Saturday, October 3, 2009

Inge-isms


At the start of the rehearsal process all those involved in the production were given a resource guide that provided information on PICNIC, including biographical information on the playwright, William Inge. There has been much written about the life of Inge, and he spent a great deal of time in his life talking not only about his work, but his ambitions as a playwright. The following are some quotes that I have found very pertinent to finding the deeper meanings of PICNIC and to provide understanding of the nature of its complex playwright.


ON PICNIC:

"I wanted to write a play that took place in the sunshine"
"When I was a boy in Kansas, my mother had a boarding house. There were three women school teachers living in the house, and they were nice to me. I liked them. I saw their attempts, and even as a child, I sensed the sorrow and the emptiness in their lives, and it touched me"

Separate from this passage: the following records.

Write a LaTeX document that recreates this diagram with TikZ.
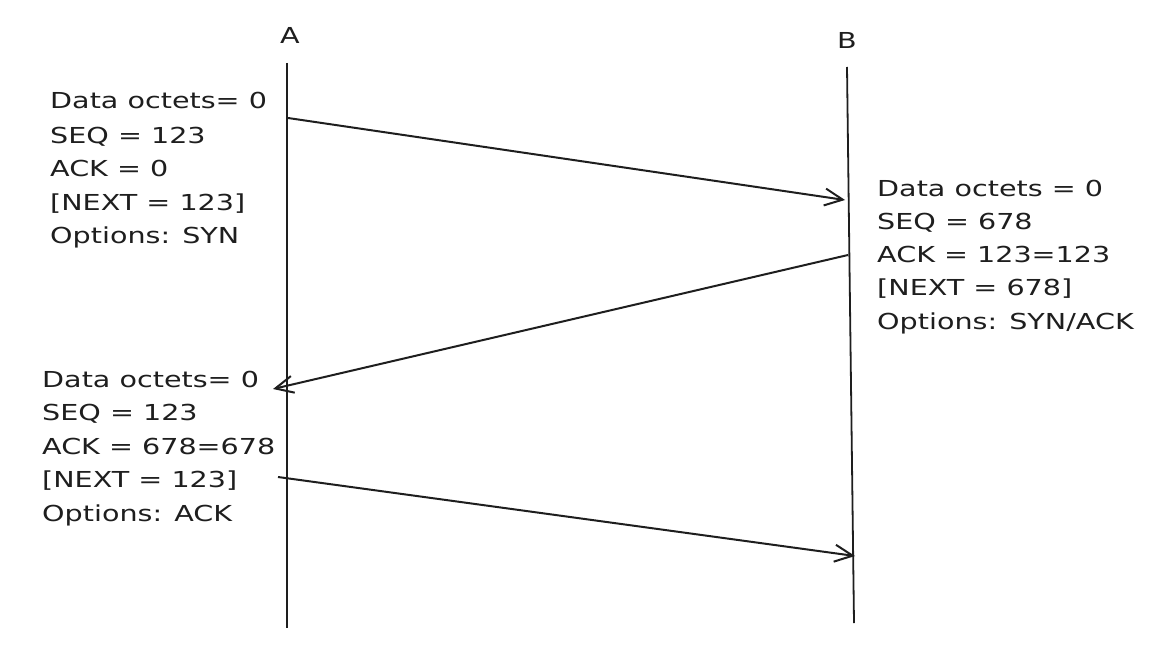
\documentclass[tikz,border=0pt]{standalone}
\usepackage{fontspec}
\newfontfamily\hand[FakeStretch=1.3]{DejaVu Sans}
\usetikzlibrary{arrows.meta}
\definecolor{ink}{HTML}{1E1E1E}
\begin{document}
\begin{tikzpicture}[x=1pt,y=-1pt,
  life/.style={draw=ink, line width=1.8pt},
  msg/.style={draw=ink, line width=2pt, -{Straight Barb[length=18pt,width=17pt]}},
  txt/.style={anchor=base west, inner sep=0pt, text=ink, font=\hand\fontsize{22}{28}\selectfont},
  lbl/.style={inner sep=0pt, text=ink, font=\hand\fontsize{22}{28}\selectfont}]
\useasboundingbox (0,0) rectangle (1172,658);
% lifelines
\coordinate (Atop) at (287,63);
\coordinate (Abot) at (287,628);
\coordinate (Btop) at (847,67);
\coordinate (Bbot) at (854,623);
\draw[life] (Atop) -- (Abot);
\draw[life] (Btop) -- (Bbot);
\node[lbl] (A) at (290,35) {A};
\node[lbl] (B) at (847,40) {B};
% message endpoints
\coordinate (m1s) at (288,118);
\coordinate (m1e) at (845,200);
\coordinate (m2s) at (848,255);
\coordinate (m2e) at (273,389);
\coordinate (m3s) at (278,477);
\coordinate (m3e) at (855,556);
\draw[msg] (m1s) -- (m1e);
\draw[msg] (m2s) -- (m2e);
\draw[msg] (m3s) -- (m3e);
% block 1
\node[txt] (a1) at (50,109) {Data octets= 0};
\node[txt] (a2) at (50,143) {SEQ = 123};
\node[txt] (a3) at (50,176) {ACK = 0};
\node[txt] (a4) at (50,210) {[NEXT = 123]};
\node[txt] (a5) at (50,243) {Options: SYN};
% block 2
\node[txt] (b1) at (877,196) {Data octets = 0};
\node[txt] (b2) at (877,229) {SEQ = 678};
\node[txt] (b3) at (877,262) {ACK = 123=123};
\node[txt] (b4) at (877,295) {[NEXT = 678]};
\node[txt] (b5) at (877,329) {Options: SYN/ACK};
% block 3
\node[txt] (c1) at (42,387) {Data octets= 0};
\node[txt] (c2) at (42,420) {SEQ = 123};
\node[txt] (c3) at (42,454) {ACK = 678=678};
\node[txt] (c4) at (42,487) {[NEXT = 123]};
\node[txt] (c5) at (42,521) {Options: ACK};
\end{tikzpicture}
\end{document}
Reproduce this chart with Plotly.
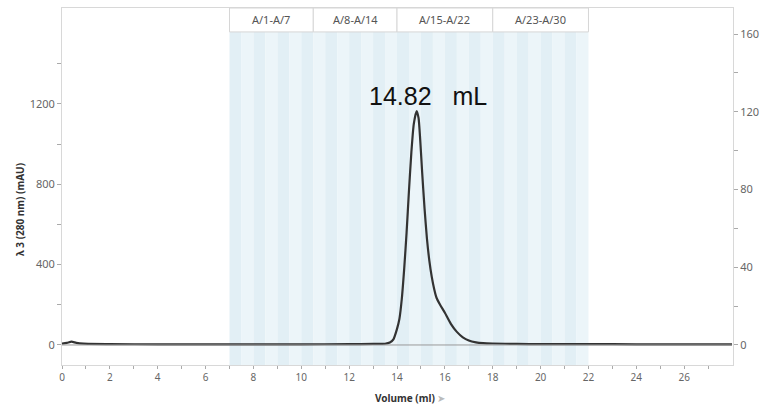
import plotly.graph_objects as go

# ---------------- data ----------------
volume = [0.0, 0.2, 0.4, 0.6, 0.9, 2.0, 4.0, 6.0, 8.0, 10.0, 12.0, 13.0, 13.5, 13.7,
          13.85, 14.0, 14.1, 14.2, 14.3, 14.4, 14.5, 14.6, 14.7, 14.82, 14.9, 14.97,
          15.05, 15.15, 15.25, 15.35, 15.45, 15.55, 15.65, 15.8, 16.0, 16.25, 16.5,
          16.75, 17.0, 17.3, 17.6, 18.0, 19.0, 20.0, 22.0, 24.0, 26.0, 28.0]
absorbance = [6, 10, 16, 10, 6, 4, 3, 3, 3, 3, 4, 5, 6, 12,
              28, 80, 130, 230, 380, 560, 770, 960, 1100, 1165, 1130, 1020,
              860, 680, 530, 420, 340, 280, 235, 200, 160, 105, 65,
              38, 22, 13, 9, 7, 5, 4, 4, 3, 3, 3]

baseline_volume = [0.0, 28.0]
baseline_value = [0, 0]

group_labels = ["A/1-A/7", "A/8-A/14", "A/15-A/22", "A/23-A/30"]
group_start = [7.0, 10.5, 14.0, 18.0]
group_end = [10.5, 14.0, 18.0, 22.0]

fraction_edges = [7.0, 7.5, 8.0, 8.5, 9.0, 9.5, 10.0, 10.5, 11.0, 11.5, 12.0, 12.5,
                  13.0, 13.5, 14.0, 14.5, 15.0, 15.5, 16.0, 16.5, 17.0, 17.5, 18.0,
                  18.5, 19.0, 19.5, 20.0, 20.5, 21.0, 21.5, 22.0]

peak_label = "14.82   mL"
peak_volume = 14.82

x_tickvals = list(range(0, 28))
x_ticktext = [str(v) if v % 2 == 0 else "" for v in x_tickvals]
y_tickvals = list(range(0, 1401, 200))
y_ticktext = [str(v) if v % 400 == 0 else "" for v in y_tickvals]
y2_tickvals = list(range(0, 161, 20))
y2_ticktext = [str(v) if v % 40 == 0 else "" for v in y2_tickvals]

# ---------------- figure ----------------
fig = go.Figure()

fig.add_trace(go.Scatter(x=baseline_volume, y=baseline_value, yaxis="y2",
                         mode="lines", line=dict(color="#9a9a9a", width=1),
                         hoverinfo="skip", showlegend=False))
fig.add_trace(go.Scatter(x=volume, y=absorbance, mode="lines",
                         line=dict(color="#333333", width=2.2, shape="spline", smoothing=0.6),
                         showlegend=False))

shapes = []
band_colors = ["#e2eff5", "#ecf5f9"]
for i in range(len(fraction_edges) - 1):
    shapes.append(dict(type="rect", xref="x", yref="paper",
                       x0=fraction_edges[i], x1=fraction_edges[i + 1],
                       y0=0, y1=0.933, fillcolor=band_colors[i % 2],
                       line=dict(width=0), layer="below"))
for s, e in zip(group_start, group_end):
    shapes.append(dict(type="rect", xref="x", yref="paper", x0=s, x1=e,
                       y0=0.933, y1=1.0, fillcolor="white",
                       line=dict(color="#d6d6d6", width=1), layer="above"))

annotations = []
for lab, s, e in zip(group_labels, group_start, group_end):
    annotations.append(dict(x=(s + e) / 2, y=0.9665, xref="x", yref="paper",
                            xanchor="center", yanchor="middle",
                            text=lab, showarrow=False,
                            font=dict(family="Noto Sans", size=11, color="#555555")))
annotations.append(dict(x=peak_volume + 0.47, y=1240, xref="x", yref="y",
                        xanchor="center", yanchor="middle",
                        text=peak_label, showarrow=False,
                        font=dict(family="Liberation Sans", size=25, color="#111111")))
annotations.append(dict(x=-0.0626, y=0.437, xref="paper", yref="paper",
                        xanchor="center", yanchor="middle",
                        text="<b>λ 3 (280 nm) (mAU)</b>", textangle=-90,
                        showarrow=False,
                        font=dict(family="Noto Sans", size=10, color="#333333")))
annotations.append(dict(x=0.518, y=-0.0924, xref="paper", yref="paper",
                        xanchor="center", yanchor="middle",
                        text="<b>Volume (ml)</b> <span style='color:#bbbbbb'>➤</span>",
                        showarrow=False,
                        font=dict(family="Noto Sans", size=10, color="#333333")))

axis_font = dict(family="Noto Sans", size=11, color="#666666")

fig.update_layout(
    width=762, height=412,
    margin=dict(l=62, r=29, t=8, b=47),
    paper_bgcolor="white", plot_bgcolor="white",
    shapes=shapes, annotations=annotations,
    xaxis=dict(range=[0, 28.04], tickvals=x_tickvals, ticktext=x_ticktext,
               showgrid=False, zeroline=False, showline=True, linecolor="#d8d8d8",
               linewidth=1, mirror=True, ticks="outside", ticklen=3,
               tickcolor="#aaaaaa",
               tickfont=dict(family="Noto Sans", size=10, color="#666666"),
               automargin=False),
    yaxis=dict(range=[-100, 1678], tickvals=y_tickvals, ticktext=y_ticktext,
               showgrid=False, zeroline=False, showline=True, linecolor="#d8d8d8",
               linewidth=1, ticks="outside", ticklen=4, tickcolor="#aaaaaa",
               tickfont=axis_font, automargin=False),
    yaxis2=dict(range=[-10.3, 173.4], tickvals=y2_tickvals, ticktext=y2_ticktext,
                overlaying="y", side="right", showgrid=False, zeroline=False,
                showline=True, linecolor="#d8d8d8", linewidth=1, ticks="outside",
                ticklen=4, tickcolor="#aaaaaa", tickfont=axis_font, automargin=False),
)

# remove the default 8px page margin so the figure fills the window exactly
fig.write_html("out.html", config={"displayModeBar": False},
               post_script="document.body.style.margin='0';document.body.style.overflow='hidden';")
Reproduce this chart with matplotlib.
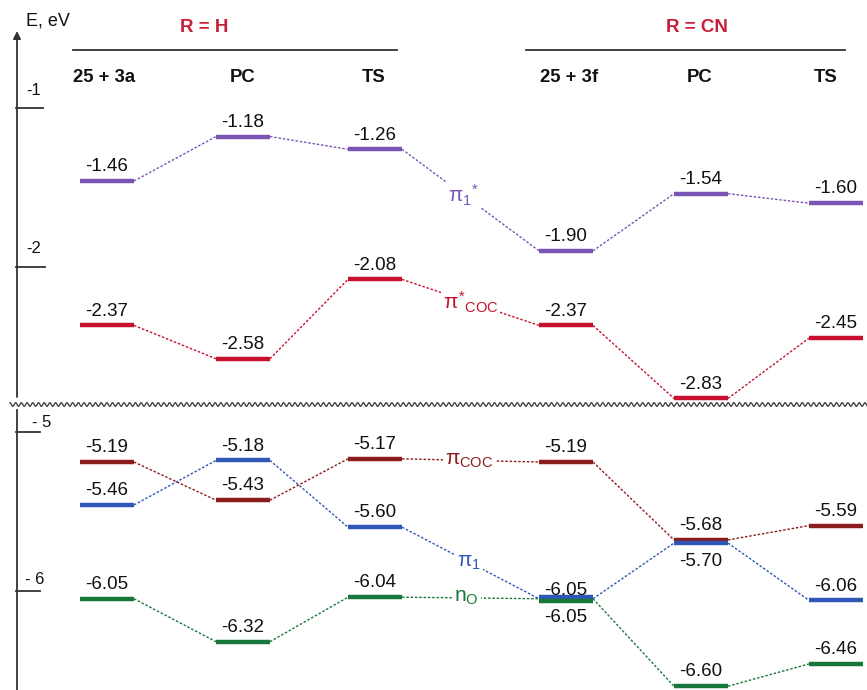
import numpy as np
import matplotlib
matplotlib.use('Agg')
import matplotlib.pyplot as plt
from matplotlib import transforms

plt.rcParams['font.family'] = ['Liberation Sans', 'DejaVu Sans']
plt.rcParams['mathtext.fontset'] = 'custom'
plt.rcParams['mathtext.rm'] = 'Liberation Sans'
plt.rcParams['mathtext.it'] = 'Liberation Sans'
plt.rcParams['mathtext.bf'] = 'Liberation Sans:bold'

# orbital energies, eV
states = ['25 + 3a', 'PC', 'TS', '25 + 3f', 'PC', 'TS']
groups = ['R = H', 'R = CN']
pi1_star = [-1.46, -1.18, -1.26, -1.90, -1.54, -1.60]
pi_star_coc = [-2.37, -2.58, -2.08, -2.37, -2.83, -2.45]
pi_coc = [-5.19, -5.43, -5.17, -5.19, -5.68, -5.59]
pi1 = [-5.46, -5.18, -5.60, -6.05, -5.70, -6.06]
n_o = [-6.05, -6.32, -6.04, -6.05, -6.60, -6.46]

W, H = 867, 690
brk = 403
xs = [107, 243, 375, 566, 701, 836]
head_x = [104, 243, 374, 569, 700, 826]
half = 27
ink = '#333333'

fig = plt.figure(figsize=(W / 100, H / 100), dpi=100)

# pixel-space layer for the frame decorations
deco = fig.add_axes([0, 0, 1, 1])
deco.set_xlim(0, W)
deco.set_ylim(H, 0)
deco.axis('off')

top = fig.add_axes([0, (H - brk) / H, 1, brk / H])
top.set_xlim(0, W)
top.set_ylim(-1 - (brk - 108) / 158.7, -1 + 108 / 158.7)
bot = fig.add_axes([0, 0, 1, (H - brk) / H])
bot.set_xlim(0, W)
bot.set_ylim(-5 - (H - 431.8) / 159, -5 + (431.8 - brk) / 159)
for a in (top, bot):
    a.axis('off')

# energy axis with arrow, broken by a wavy line
deco.annotate('', xy=(17, 31), xytext=(17, 397),
              arrowprops=dict(arrowstyle='-|>', color=ink, lw=1.3,
                              mutation_scale=11, shrinkA=0, shrinkB=0))
deco.plot([17, 17], [410, H], color=ink, lw=1.3)
deco.text(26, 21, 'E, eV', fontsize=13, ha='left', va='center', color='#111')
xw = np.linspace(10, W, 3000)
deco.plot(xw, 404.5 + 1.8 * np.sin(2 * np.pi * xw / 5.7), color='#444', lw=1.0)

for ax, val, txt, x0, length, dy in [(top, -1, '-1', 26, 43, 9.5),
                                     (top, -2, '-2', 26, 45, 10),
                                     (bot, -5, '- 5', 32, 40, 3.6),
                                     (bot, -6, '- 6', 25, 40, 5)]:
    ax.plot([16, length], [val, val], color=ink, lw=1.3)
    ax.annotate(txt, xy=(x0, val), xytext=(0, dy), textcoords='offset points',
                ha='left', va='baseline', fontsize=12, color='#111')

# group headers
for title, (x0, x1), xc in zip(groups, [(73, 397), (526, 845)], [204, 697]):
    deco.text(xc, 28, title, color='#c81e3a', fontweight='bold', fontsize=13.5,
              ha='center', va='center')
    deco.plot([x0, x1], [50, 50], color=ink, lw=1.3)
for xc, s in zip(head_x, states):
    deco.text(xc, 78, s, fontweight='bold', fontsize=13.3, ha='center',
              va='center', color='#111')

series = [
    (top, pi1_star, '#7b55b3', r'$\pi_1{}^{*}$', 0.45),
    (top, pi_star_coc, '#c8102e', r'$\pi^{*}{}_{\rm COC}$', 0.50),
    (bot, pi_coc, '#8b1c1c', r'$\pi_{\rm COC}$', 0.49),
    (bot, pi1, '#2f57b5', r'$\pi_1$', 0.49),
    (bot, n_o, '#18773a', r'$n_{\rm O}$', 0.47),
]
# small vertical shifts (points) for coincident levels, and label offsets
nudge = {(3, 3): 1.6, (4, 3): -1.6}
label_dy = {(3, 3): 3, (3, 4): -7, (4, 3): -7.5}

for k, (ax, E, color, name, t) in enumerate(series):
    for i in range(len(E) - 1):
        ax.plot([xs[i] + half, xs[i + 1] - half], [E[i], E[i + 1]], color=color,
                lw=1.0, linestyle=(0, (1.8, 1.3)), zorder=1)
    for i, (x, e) in enumerate(zip(xs, E)):
        tr = transforms.offset_copy(ax.transData, fig=fig,
                                    y=nudge.get((k, i), 0), units='points')
        ax.plot([x - half, x + half], [e, e], color=color, lw=3.2,
                solid_capstyle='butt', transform=tr, zorder=3)
        dy = label_dy.get((k, i), 7)
        ax.annotate(f'{e:.2f}', xy=(x, e), xytext=(0, dy),
                    textcoords='offset points', ha='center',
                    va='baseline' if dy > 0 else 'top', fontsize=13.5,
                    color='#111', zorder=4)
    xa, xb = xs[2] + half, xs[3] - half
    ax.text(xa + t * (xb - xa), E[2] + t * (E[3] - E[2]), name, color=color,
            fontsize=15, ha='center', va='center', zorder=2,
            bbox=dict(fc='white', ec='none', pad=1.5))

fig.savefig('out.png', dpi=100)
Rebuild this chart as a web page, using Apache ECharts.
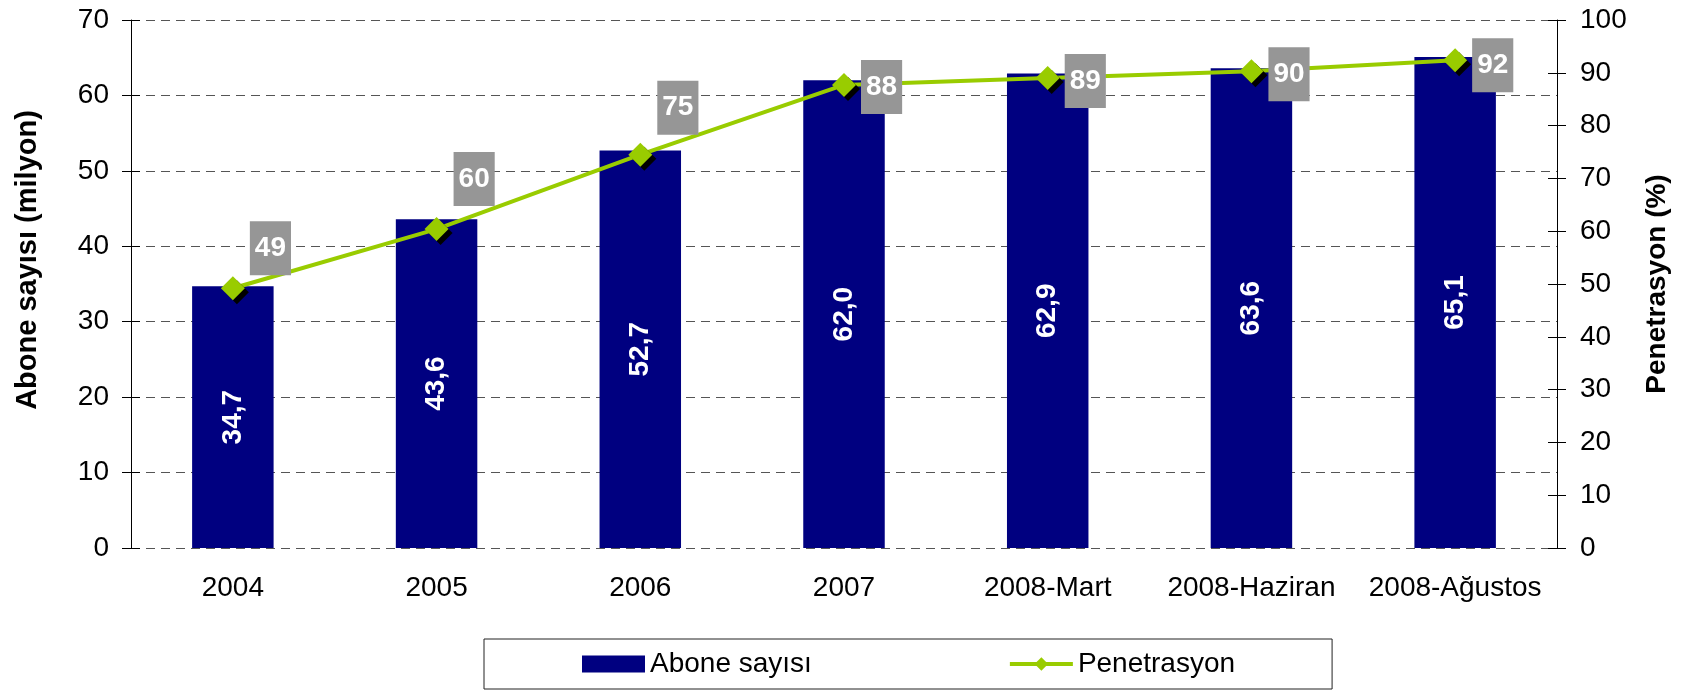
<!DOCTYPE html>
<html>
<head>
<meta charset="utf-8">
<script src="https://cdn.jsdelivr.net/npm/echarts@6/dist/echarts.min.js"></script>
<style>
html,body{margin:0;padding:0;background:#fff;}
#chart{width:1684px;height:691px;}
</style>
</head>
<body>
<div id="chart"></div>
<script>
var categories = ['2004', '2005', '2006', '2007', '2008-Mart', '2008-Haziran', '2008-Ağustos'];
var aboneSayisi = [34.7, 43.6, 52.7, 62.0, 62.9, 63.6, 65.1];
var penetrasyon = [49.2, 60.4, 74.5, 87.7, 89.0, 90.3, 92.4];
var leftTicks = {min: 0, max: 70, interval: 10};
var rightTicks = {min: 0, max: 100, interval: 10};

var font = "'Liberation Sans', Arial, sans-serif";
// label nudges, the first three sit above-right of the point
var labelDy = [-40, -50, -47, 2, 3, 3, 5];

option = {
    backgroundColor: '#fff',
    textStyle: {fontFamily: font},
    grid: {
        left: 131,
        right: 127,
        top: 20,
        bottom: 143
    },
    legend: {
        left: 484,
        top: 639,
        padding: [11, 97, 11, 98],
        itemGap: 196,
        itemWidth: 63,
        itemHeight: 17,
        borderColor: '#222',
        borderWidth: 1,
        textStyle: {fontSize: 28, color: '#000', fontFamily: font},
        data: [
            {name: 'Abone sayısı', icon: 'rect'},
            {name: 'Penetrasyon', lineStyle: {width: 4, color: '#99CC00'}}
        ]
    },
    xAxis: {
        type: 'category',
        data: categories,
        axisLine: {show: false},
        axisTick: {show: false},
        axisLabel: {
            fontSize: 28,
            color: '#000',
            margin: 26,
            interval: 0
        }
    },
    yAxis: [{
        type: 'value',
        position: 'left',
        min: leftTicks.min,
        max: leftTicks.max,
        interval: leftTicks.interval,
        name: 'Abone sayısı (milyon)',
        nameLocation: 'middle',
        nameRotate: 90,
        nameGap: 89,
        nameTextStyle: {
            fontSize: 29,
            fontWeight: 'bold',
            color: '#000',
            padding: [0, 0, 0, 48]
        },
        axisLine: {show: true, lineStyle: {color: '#000', width: 1}},
        axisTick: {show: true, length: 9, lineStyle: {color: '#000'}},
        axisLabel: {fontSize: 28, color: '#000', margin: 22},
        splitLine: {
            show: true,
            lineStyle: {color: '#555', type: [9, 6], width: 1}
        }
    }, {
        type: 'value',
        position: 'right',
        min: rightTicks.min,
        max: rightTicks.max,
        interval: rightTicks.interval,
        name: 'Penetrasyon (%)',
        nameLocation: 'middle',
        nameRotate: 90,
        nameGap: 86,
        nameTextStyle: {
            fontSize: 28,
            fontWeight: 'bold',
            color: '#000'
        },
        axisLine: {show: true, lineStyle: {color: '#000', width: 1}},
        axisTick: {show: true, length: 9, lineStyle: {color: '#000'}},
        axisLabel: {fontSize: 28, color: '#000', margin: 23},
        splitLine: {show: false}
    }, {
        // inner half of the crossing ticks, left
        type: 'value',
        position: 'left',
        min: leftTicks.min,
        max: leftTicks.max,
        interval: leftTicks.interval,
        axisLine: {show: false},
        axisTick: {show: true, inside: true, length: 9, lineStyle: {color: '#000'}},
        axisLabel: {show: false},
        splitLine: {show: false}
    }, {
        // inner half of the crossing ticks, right
        type: 'value',
        position: 'right',
        min: rightTicks.min,
        max: rightTicks.max,
        interval: rightTicks.interval,
        axisLine: {show: false},
        axisTick: {show: true, inside: true, length: 9, lineStyle: {color: '#000'}},
        axisLabel: {show: false},
        splitLine: {show: false}
    }],
    series: [{
        name: 'Abone sayısı',
        type: 'bar',
        yAxisIndex: 0,
        barWidth: '40%',
        data: aboneSayisi,
        itemStyle: {color: '#000080'},
        label: {
            show: true,
            position: 'inside',
            rotate: 90,
            fontSize: 28,
            fontWeight: 'bold',
            color: '#fff',
            formatter: function (p) {
                return p.value.toFixed(1).replace('.', ',');
            }
        }
    }, {
        name: 'Penetrasyon',
        type: 'line',
        yAxisIndex: 1,
        symbol: 'diamond',
        symbolSize: 24,
        data: penetrasyon.map(function (v, i) {
            return {value: v, label: {offset: [0, labelDy[i]]}};
        }),
        lineStyle: {color: '#99CC00', width: 4},
        itemStyle: {
            color: '#99CC00',
            shadowColor: '#000',
            shadowBlur: 0,
            shadowOffsetX: 4,
            shadowOffsetY: 4
        },
        label: {
            show: true,
            position: 'right',
            distance: 5,
            fontSize: 28,
            lineHeight: 28,
            fontWeight: 'bold',
            color: '#fff',
            backgroundColor: '#969696',
            padding: [13, 5, 13, 5],
            formatter: function (p) {
                return Math.round(p.value);
            }
        }
    }]
};
var chart = echarts.init(document.getElementById('chart'));
chart.setOption(option);
</script>
</body>
</html>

"What I have wanted most to do is to present the lives in PICNIC with all the warmth and humor and fondness and dismay that attended me when I recalled them. In such tranquil lives, I have found the 'mysterious quiet' that precedes a Kansas cyclone"


ON PLAYWRITING:

"My path in the Theater is to find all that I can in the human lives that I know and are available to me- and find the meanings in those lives secondarily, rather than take a theme and work in the characters secondarily."
"I hate a play that tells me what to think. I have to leave my characters for the audience to make their own judgements of."

"All my plays represent something of me, some view of life that is pecularily mine that no one else could offer in quite the same style and form. Success, it seems to me, would be somewhat meaningless if the play were not a personal contribution."

"I regard a play as a composition reather than a story, as a distillation of life rather than a narration of it."

"I compare a play to a journey, in which every moment should be as interesting as the destination. I despair of a play that requires its audience to sit through two hours of plot construction having no reference outside the immediate setting, just to be rewarded by a big emotional pay-off in the last act."